An exquisite grain used in lieu of rice in many Tuscan dishes, farro is an ancient strain of hard wheat with an easily recognizable oblong shape, sandy color and distinctive crease down the center. It has a pleasant nutty flavor and chewy texture and is rich in nutrients and fiber. In fact, it is said that Roman soldiers were fed a solid diet of farro to give them the strength needed to conquer the world. That’s quite a grain in my opinion!
I grabbed a big pot off the wall and started the soup by making a classic soffritto — the savory base used in many Italian soups, stews and sauces — by sautéing the holy trinity of chopped onions/carrots/celery in plenty of extra virgin olive oil that was pressed the previous autumn from olives grown on the property. Oh, how I missed living in Tuscany! There was never a lack of gorgeous green olive oil at my disposal. Next, I crushed a few whole garlic cloves with the palm of my hand and tossed them into the pot. This is when tradition normally dictates the addition of chopped pancetta, but there was none in sight so I sprinkled in extra chopped rosemary and sage, which are Tuscan cuisine’s signature herbs. Lastly, I added a pinch of peperoncino chili pepper plucked from the dried bouquet hanging decoratively on the wall and deglazed everything with a big splash of local white wine.
The soup had an amazing aroma even before I added chopped summer tomatoes that were so ripe you could smell the sunshine. Once the tomatoes cooked down, in went the fresh beans with a couple liters of water to cook at barely a simmer. After almost an hour, when the beans were tender and creamy, I scooped out about three-quarters worth and pureed them back into the pot using an old-fashioned food mill. I seasoned the soup with plenty of sea salt and freshly ground pepper then added the farro (using the perlato, or polished variety, that takes less time to cook) along with some diced potatoes, and simmered everything for another 20 minutes until the farro was al dente. Even in blistering heat wave temperatures, I was feeling incredibly happy to be in my Tuscan kitchen again!
It was then that I realized something else happened while I was cooking. As I stood stirring the soup, something stirred inside me. Maybe it was the intense heat or the heady fragrances filling my head, but suddenly the past didn’t matter anymore. All the sadness, fear, and hurt I was feeling had melted away — like the tomatoes in the soup. The only thing that really mattered to me now was that I was back in Italy again with my friends. Everything would be all right after all.
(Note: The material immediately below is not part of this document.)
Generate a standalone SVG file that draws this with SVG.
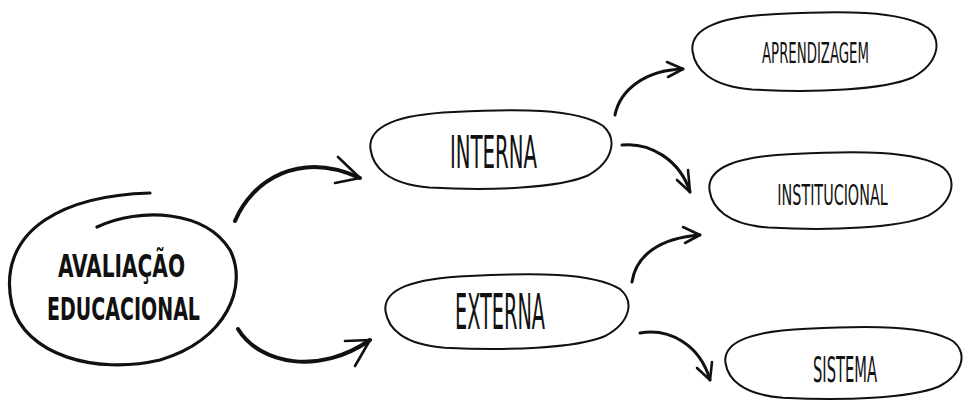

“Che bella zuppa!” Maria Pia exclaimed, “what a beautiful soup” as we poured ladles of it into shallow bowls to cool before dinner. Once everyone arrived and was tucked in around the dinner table, the sun did a graceful dive into the horizon casting a loving glow across our plates and a balmy evening breeze drifted in through open doors creating the perfect atmosphere for a reunion dinner. “Cin cin” we simultaneously chimed, raising our wine glasses in unison. “Buon appetito and welcome back Deborah. We missed you,” Maria Pia said, smiling knowingly at me across the table. This was the long-awaited moment I dreamed of and it truly was…a warm welcome home.
Deborah Dal Fovo says
Thank you for visiting my new site. Hope you like it and tell me what you would like to know about Italian cooking.
Leslye Golding says
Beautifully written & designed
Deborah Dal Fovo says
Thank you Leslye! I’m glad you like it and hope you will visit again soon.
Un abbraccio, Deborah
Giovanna (*_*) says
I stumbled across your page/blog when looking through an email from M. Sisson.
I enjoyed reading your story, and your return journey to Toscano. It is #1 thing to do on my bucket list. It’s been only a vision or dream of achieving what you have done in your life. If I continue to strive toward that goal, one day it will happen.
I love your page the way it is, I am old-fashioned, I think all those responses you received, stating to add this & that to your page, would just clutter it and take away from the true naturalness I feel it holds. (*_*)
I wish you continued success in your endeavors. May you have a blessed one! (*_*)
Deborah Dal Fovo says
Giovanna, thank you for your kind and supportive comment! I’m pleased that you like my blog and I’ll continue to publish genuine content that inspires people like you. I truly hope that you will achieve your goal and visit Italy.
Ciao Deborah! Non sai quanto avrei voluto essere con voi e assaggiare la tua deliziosa zuppa.
Grazie per aver condiviso la tua ricetta 😉 …. ne sento il profumo!!!
Deborah Dal Fovo says
Ciao Desi! Grazie per il tuo gentile messaggio sul mio blog <3
Mi dispiace di non averti visto quest'estate ma spero di tornare presto in Italia.
Un caro saluto e grande abbraccio,
If using ‘regular’ Farro will cooking time change?
Deborah Dal Fovo says
Whole farro containing husk and bran can take an hour or more to cook. In that case, you can par-cook it then finish in the soup.